There were many causes of the War of Independence of 1857. They can be divided into political, religious, military, economic and social causes. The East India Company was aiming to annex all the states of India like Avadh, Tanjore, Jhansi, Satara, etc. That’s why they introduced systems like Doctrine of Lapse by which Indian states could be taken over by the Company in case there was no male heir to the throne of the state. This provoked the rulers like Nana Sahib, the adopted son of Peshwa and Lakshmi Bai, the Rani of Jhansi. The Company also declared that after the death of the then Mughal emperor, Bahadur Shah Zafar, his family had to move out of the Red Fort and his successors were also forbidden to use the title of emperor. All these attempts alienated both Hindu and Muslim Indians who realized that the White men were intending to devour their lands.

The people of India at that time were highly concerned about their religion and religious rites. For them the most sacred thing was their faith. But when they realized that the Company was promoting Christianity in their land they became furious. In fact the Christian missionaries all over India were being patronized by the British government and in 1855 the priests like E. Edmund professed that the whole of India should be under one religion, i.e., Christianity. Similarly the introduction of some social laws added fuel to fire. For instance, the English government banned Satti (Hindu practice of burning the widow along with the dead body of her husband), and allowed the widows to remarry. Such legislations badly hurt the feelings of Hindus.

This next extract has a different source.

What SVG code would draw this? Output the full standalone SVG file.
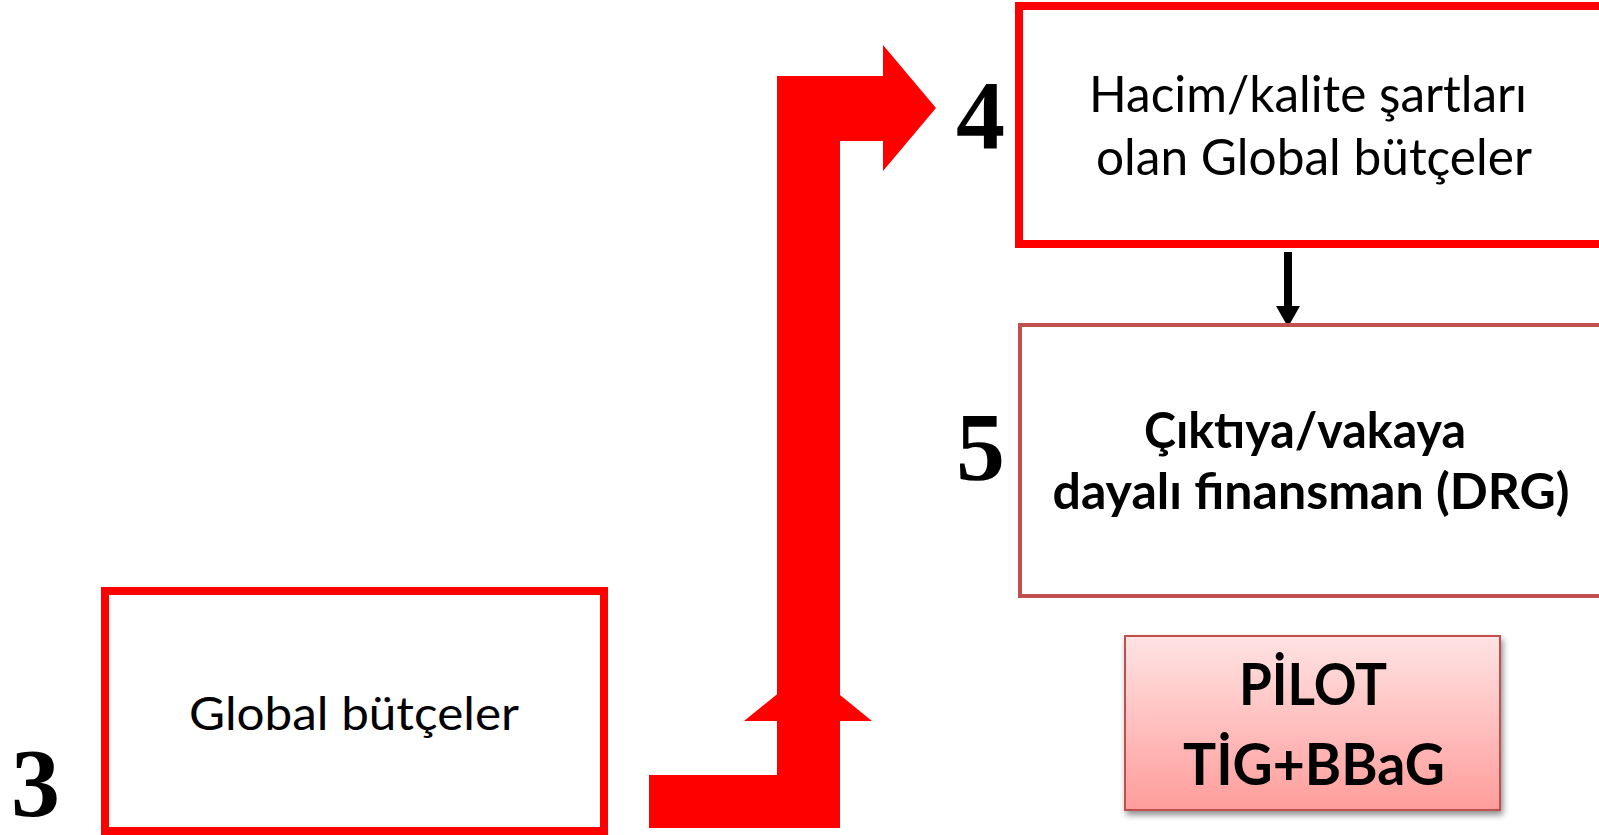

In the military setup they introduced some regulations that injured religious sentiments of the Indians. For example, under the military rules the Indian soldiers were forbidden to have beards or wear turbans or put tilaks on their foreheads. These regulations made Indians realize that their faiths were in jeopardy.

Whenever the English annexed any state of India into their domain they dismantled its army and disemployed the local soldiers. Thus after having been enslaved the second shock the local soldiers had to bear was unemployment that made them despise the foreign invader. Besides, the English invariably maintained discrimination between their soldiers and the Indian soldiers in respect of salaries and fringe benefits with the result that the disheartened soldiers made up their minds to fight against the English.

There were economic causes as well. During the rule of the Mughals, not only the Muslims but also the Hindus would be appointed on all important positions but by the English the Muslims and the Hindus both were deemed as untrustworthy and consequently all the higher posts were held by the White men. The natives were either turned jobless or appointed on lower levels of the state departments. The East India Company that was eager to amass wealth out of the trade considered India no more than a field of producing raw materials for the industries of England. The subsidiary system with additional taxes even on uncultivated lands added fuel to the fire and economically devastated the common Indians.

In addition to these reasons there was an immediate cause that coerced the Indians to go for war. In the words of Lord Canning, Lawrence and Syed Ahmed Khan it was, indeed, the most significant cause. For a new Enfield rifle introduced in the early period of 1857 the cartridges were covered with some animal fat that was supposed to be either of cow or a boar. Before using these cartridges they were to be cut by teeth. Since the cows were sacred for the Hindus and pigs were haram for the Muslims both of them refused to carry such rifles. But their English officers used force that offended the Hindus and Muslims alike and thus all these causes instigated the war in India to which we call the War of Independence 1857.